#### Directions for this task:
Every line from the top of the records through the line containing "d_sig = [3, 5]" should be retyped exactly; the pictures should not.

[BEGIN]

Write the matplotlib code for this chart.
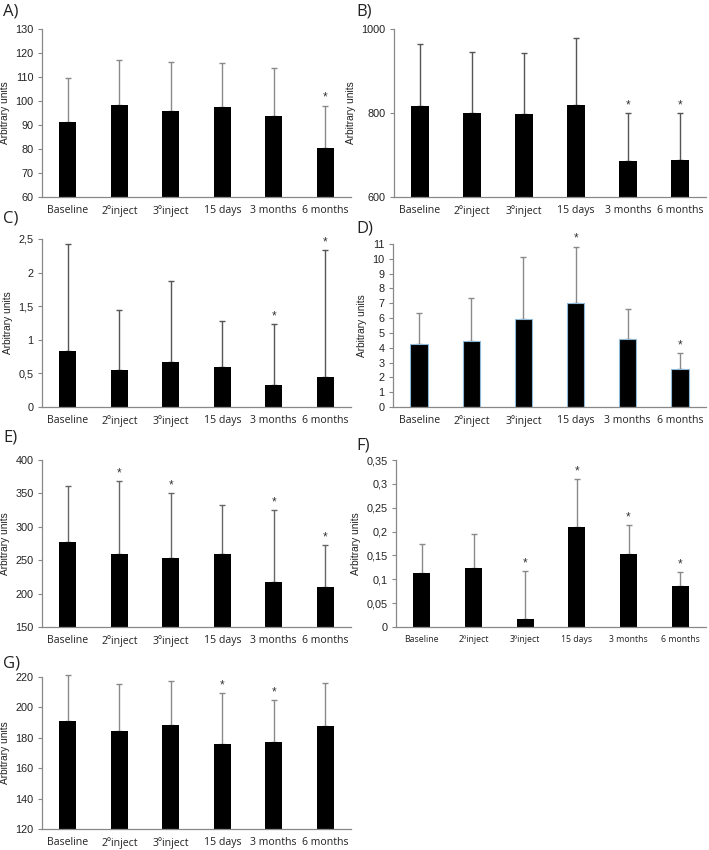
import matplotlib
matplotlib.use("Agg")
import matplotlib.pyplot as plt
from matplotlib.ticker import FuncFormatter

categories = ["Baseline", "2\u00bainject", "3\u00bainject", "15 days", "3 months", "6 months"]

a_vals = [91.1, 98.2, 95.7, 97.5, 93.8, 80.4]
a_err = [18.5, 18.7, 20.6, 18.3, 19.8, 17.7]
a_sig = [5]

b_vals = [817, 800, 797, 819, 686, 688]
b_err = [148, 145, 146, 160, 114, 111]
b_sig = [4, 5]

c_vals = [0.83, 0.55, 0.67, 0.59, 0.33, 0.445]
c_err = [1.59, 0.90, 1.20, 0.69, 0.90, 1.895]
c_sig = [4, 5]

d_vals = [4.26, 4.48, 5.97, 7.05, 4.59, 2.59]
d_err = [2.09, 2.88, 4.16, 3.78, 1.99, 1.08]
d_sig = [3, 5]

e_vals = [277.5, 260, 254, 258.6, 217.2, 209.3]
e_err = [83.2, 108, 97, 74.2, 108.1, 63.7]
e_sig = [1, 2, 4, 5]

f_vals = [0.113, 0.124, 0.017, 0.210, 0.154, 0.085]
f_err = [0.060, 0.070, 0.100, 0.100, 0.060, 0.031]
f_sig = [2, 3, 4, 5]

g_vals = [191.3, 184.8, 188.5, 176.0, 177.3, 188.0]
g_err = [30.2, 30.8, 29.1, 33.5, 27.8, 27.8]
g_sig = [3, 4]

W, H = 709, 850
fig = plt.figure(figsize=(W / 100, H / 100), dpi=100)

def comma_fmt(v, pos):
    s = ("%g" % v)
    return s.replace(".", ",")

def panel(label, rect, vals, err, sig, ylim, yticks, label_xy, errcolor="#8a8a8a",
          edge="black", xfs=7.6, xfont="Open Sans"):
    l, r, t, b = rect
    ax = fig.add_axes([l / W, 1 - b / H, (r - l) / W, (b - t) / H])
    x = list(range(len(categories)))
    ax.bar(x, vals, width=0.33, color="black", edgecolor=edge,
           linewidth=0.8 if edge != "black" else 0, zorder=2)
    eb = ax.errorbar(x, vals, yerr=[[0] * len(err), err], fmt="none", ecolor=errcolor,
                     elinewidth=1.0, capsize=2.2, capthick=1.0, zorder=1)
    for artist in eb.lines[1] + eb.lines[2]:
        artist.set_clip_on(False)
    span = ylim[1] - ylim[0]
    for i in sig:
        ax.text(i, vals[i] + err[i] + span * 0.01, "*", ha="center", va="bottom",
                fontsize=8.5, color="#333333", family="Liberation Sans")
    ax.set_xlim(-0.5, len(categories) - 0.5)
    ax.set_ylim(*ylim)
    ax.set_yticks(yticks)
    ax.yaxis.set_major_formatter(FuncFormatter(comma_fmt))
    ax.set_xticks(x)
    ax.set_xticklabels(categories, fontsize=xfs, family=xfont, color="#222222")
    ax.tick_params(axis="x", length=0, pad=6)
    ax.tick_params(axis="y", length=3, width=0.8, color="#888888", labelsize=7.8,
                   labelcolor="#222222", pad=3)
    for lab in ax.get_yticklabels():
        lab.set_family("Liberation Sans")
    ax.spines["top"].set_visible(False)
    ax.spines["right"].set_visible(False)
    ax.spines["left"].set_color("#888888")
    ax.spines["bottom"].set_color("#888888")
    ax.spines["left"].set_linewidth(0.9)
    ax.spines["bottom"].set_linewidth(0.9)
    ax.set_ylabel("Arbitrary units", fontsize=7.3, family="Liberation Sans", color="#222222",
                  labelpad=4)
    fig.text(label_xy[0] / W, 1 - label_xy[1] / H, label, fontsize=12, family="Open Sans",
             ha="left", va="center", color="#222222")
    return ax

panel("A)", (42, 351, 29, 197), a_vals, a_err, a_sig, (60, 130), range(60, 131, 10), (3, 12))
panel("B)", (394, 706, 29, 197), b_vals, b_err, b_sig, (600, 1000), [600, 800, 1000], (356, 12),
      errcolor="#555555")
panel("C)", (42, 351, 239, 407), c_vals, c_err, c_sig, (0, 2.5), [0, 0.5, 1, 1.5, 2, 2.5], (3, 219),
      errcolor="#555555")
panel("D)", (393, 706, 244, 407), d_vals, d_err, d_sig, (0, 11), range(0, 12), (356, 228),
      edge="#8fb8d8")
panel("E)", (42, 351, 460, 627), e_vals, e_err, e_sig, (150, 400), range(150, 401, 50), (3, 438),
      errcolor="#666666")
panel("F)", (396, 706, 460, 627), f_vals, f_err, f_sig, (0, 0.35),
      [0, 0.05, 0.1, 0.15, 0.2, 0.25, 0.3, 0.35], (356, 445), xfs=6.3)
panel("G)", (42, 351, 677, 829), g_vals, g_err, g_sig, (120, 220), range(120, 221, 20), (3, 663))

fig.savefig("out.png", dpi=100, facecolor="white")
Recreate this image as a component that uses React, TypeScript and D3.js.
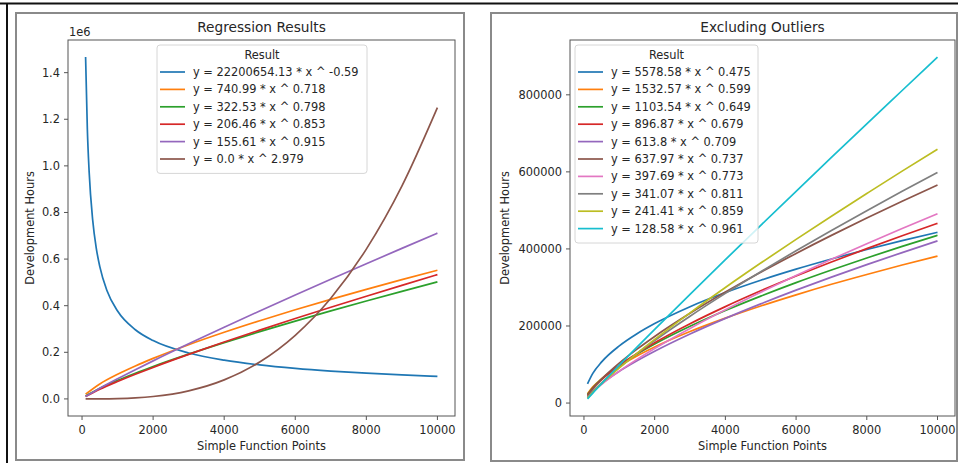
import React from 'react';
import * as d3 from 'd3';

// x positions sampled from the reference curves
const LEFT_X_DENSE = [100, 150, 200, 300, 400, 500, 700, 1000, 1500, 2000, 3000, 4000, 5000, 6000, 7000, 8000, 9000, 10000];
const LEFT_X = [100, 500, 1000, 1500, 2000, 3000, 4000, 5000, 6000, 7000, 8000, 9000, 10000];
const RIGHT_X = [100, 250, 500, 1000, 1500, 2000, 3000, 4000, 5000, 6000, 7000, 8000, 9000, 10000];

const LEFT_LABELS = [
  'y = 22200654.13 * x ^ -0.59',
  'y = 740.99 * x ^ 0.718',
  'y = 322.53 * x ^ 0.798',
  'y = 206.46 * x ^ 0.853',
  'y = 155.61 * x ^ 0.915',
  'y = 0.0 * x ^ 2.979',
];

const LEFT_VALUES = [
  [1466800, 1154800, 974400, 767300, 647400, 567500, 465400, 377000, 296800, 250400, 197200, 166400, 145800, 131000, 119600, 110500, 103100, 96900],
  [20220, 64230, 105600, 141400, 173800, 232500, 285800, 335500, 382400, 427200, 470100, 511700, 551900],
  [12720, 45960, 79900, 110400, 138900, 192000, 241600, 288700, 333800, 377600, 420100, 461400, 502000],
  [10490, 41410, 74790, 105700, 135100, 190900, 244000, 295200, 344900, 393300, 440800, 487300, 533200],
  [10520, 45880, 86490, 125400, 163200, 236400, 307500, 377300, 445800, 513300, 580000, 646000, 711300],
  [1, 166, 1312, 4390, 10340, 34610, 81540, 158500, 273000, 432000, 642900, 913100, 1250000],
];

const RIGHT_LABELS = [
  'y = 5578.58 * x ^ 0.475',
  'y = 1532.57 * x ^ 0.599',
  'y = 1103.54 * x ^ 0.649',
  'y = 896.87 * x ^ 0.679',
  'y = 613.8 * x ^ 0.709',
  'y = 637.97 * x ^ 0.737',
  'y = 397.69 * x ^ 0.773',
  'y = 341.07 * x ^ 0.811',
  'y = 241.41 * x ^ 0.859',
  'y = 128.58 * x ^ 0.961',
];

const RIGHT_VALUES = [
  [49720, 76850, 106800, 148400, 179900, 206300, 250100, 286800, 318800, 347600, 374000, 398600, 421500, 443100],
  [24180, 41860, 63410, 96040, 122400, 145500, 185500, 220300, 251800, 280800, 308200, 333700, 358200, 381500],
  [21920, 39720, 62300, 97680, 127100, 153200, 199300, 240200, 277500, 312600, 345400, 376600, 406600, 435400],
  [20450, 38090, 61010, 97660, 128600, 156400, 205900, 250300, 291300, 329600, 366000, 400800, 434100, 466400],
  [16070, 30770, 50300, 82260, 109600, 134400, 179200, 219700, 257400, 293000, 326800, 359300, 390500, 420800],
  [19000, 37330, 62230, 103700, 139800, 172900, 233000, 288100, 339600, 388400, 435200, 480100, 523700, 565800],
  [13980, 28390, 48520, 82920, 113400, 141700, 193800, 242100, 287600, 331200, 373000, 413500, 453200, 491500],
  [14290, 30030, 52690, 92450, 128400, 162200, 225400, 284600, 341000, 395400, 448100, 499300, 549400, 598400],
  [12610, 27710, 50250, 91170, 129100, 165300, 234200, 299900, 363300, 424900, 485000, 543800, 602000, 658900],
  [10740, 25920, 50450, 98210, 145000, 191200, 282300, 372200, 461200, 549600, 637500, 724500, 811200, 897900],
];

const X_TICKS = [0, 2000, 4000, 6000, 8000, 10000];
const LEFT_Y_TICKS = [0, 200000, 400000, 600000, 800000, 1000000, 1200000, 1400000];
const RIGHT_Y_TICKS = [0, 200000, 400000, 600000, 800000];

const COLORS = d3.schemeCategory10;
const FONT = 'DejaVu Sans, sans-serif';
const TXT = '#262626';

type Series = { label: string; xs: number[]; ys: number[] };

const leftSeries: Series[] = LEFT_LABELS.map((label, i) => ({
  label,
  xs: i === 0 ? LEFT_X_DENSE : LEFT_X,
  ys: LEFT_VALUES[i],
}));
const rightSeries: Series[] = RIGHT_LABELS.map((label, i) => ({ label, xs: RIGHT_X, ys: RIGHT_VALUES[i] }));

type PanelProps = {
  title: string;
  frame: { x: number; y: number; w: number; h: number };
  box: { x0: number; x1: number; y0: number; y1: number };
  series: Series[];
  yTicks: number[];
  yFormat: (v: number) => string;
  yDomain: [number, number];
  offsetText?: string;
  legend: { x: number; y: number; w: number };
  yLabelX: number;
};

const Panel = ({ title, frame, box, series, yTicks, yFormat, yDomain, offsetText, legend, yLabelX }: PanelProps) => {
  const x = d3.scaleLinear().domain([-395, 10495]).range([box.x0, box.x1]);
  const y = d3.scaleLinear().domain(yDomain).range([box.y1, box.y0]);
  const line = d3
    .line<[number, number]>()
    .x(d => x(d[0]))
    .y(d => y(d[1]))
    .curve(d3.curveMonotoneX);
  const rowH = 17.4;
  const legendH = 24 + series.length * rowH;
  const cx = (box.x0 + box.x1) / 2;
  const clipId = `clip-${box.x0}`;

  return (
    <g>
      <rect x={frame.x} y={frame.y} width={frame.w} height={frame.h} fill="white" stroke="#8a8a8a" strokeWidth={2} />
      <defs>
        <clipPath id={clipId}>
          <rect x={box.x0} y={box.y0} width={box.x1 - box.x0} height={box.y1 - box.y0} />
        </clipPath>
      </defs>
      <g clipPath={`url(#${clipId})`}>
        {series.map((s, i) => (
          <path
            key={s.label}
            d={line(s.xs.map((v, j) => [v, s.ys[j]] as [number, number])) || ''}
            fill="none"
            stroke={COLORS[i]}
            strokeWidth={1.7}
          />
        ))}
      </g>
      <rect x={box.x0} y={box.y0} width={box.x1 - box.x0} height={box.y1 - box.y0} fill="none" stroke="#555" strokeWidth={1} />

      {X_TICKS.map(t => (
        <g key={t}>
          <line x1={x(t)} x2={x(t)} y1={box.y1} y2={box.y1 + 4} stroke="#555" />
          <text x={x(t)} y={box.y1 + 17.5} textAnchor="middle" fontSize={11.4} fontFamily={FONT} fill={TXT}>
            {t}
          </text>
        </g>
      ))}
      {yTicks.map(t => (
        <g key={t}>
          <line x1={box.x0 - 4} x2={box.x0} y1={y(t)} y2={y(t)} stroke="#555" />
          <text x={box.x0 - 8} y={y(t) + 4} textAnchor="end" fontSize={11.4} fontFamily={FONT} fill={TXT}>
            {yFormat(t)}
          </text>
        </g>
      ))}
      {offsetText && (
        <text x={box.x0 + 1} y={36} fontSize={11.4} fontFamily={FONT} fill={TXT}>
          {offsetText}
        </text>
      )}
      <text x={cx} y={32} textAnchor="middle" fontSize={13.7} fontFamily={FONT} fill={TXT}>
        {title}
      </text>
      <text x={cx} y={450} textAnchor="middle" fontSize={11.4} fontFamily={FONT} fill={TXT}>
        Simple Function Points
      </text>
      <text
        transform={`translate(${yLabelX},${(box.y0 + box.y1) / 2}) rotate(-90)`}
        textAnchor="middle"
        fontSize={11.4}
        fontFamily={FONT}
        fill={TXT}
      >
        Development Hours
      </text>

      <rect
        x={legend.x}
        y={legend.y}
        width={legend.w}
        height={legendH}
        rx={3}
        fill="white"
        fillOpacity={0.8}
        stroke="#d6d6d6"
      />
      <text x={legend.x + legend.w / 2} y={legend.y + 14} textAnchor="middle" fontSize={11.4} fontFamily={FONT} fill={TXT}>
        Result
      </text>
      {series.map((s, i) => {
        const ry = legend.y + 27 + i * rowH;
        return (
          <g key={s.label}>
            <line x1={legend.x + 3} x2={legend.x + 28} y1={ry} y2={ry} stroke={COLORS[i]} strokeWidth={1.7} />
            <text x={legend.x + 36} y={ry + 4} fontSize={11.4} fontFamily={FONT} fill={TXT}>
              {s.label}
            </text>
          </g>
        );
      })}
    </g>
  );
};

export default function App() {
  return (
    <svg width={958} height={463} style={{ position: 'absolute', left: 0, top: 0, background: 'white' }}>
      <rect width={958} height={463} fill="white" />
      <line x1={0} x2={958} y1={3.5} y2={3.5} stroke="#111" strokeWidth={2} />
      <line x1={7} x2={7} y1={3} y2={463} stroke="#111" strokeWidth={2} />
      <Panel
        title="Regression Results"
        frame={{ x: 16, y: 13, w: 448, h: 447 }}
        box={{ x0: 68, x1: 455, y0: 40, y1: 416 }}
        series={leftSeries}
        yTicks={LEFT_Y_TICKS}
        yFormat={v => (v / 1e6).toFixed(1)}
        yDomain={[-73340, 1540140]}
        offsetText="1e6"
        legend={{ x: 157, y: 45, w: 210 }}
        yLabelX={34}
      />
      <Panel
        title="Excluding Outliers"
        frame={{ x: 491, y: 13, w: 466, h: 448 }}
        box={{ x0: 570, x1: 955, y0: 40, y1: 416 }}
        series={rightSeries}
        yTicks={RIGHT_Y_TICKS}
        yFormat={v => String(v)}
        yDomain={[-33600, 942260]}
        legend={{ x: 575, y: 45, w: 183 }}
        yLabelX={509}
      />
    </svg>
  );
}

[END]

#### Exercise output:
Write the matplotlib code for this chart.
import matplotlib
matplotlib.use("Agg")
import matplotlib.pyplot as plt
from matplotlib.ticker import FuncFormatter

categories = ["Baseline", "2\u00bainject", "3\u00bainject", "15 days", "3 months", "6 months"]

a_vals = [91.1, 98.2, 95.7, 97.5, 93.8, 80.4]
a_err = [18.5, 18.7, 20.6, 18.3, 19.8, 17.7]
a_sig = [5]

b_vals = [817, 800, 797, 819, 686, 688]
b_err = [148, 145, 146, 160, 114, 111]
b_sig = [4, 5]

c_vals = [0.83, 0.55, 0.67, 0.59, 0.33, 0.445]
c_err = [1.59, 0.90, 1.20, 0.69, 0.90, 1.895]
c_sig = [4, 5]

d_vals = [4.26, 4.48, 5.97, 7.05, 4.59, 2.59]
d_err = [2.09, 2.88, 4.16, 3.78, 1.99, 1.08]
d_sig = [3, 5]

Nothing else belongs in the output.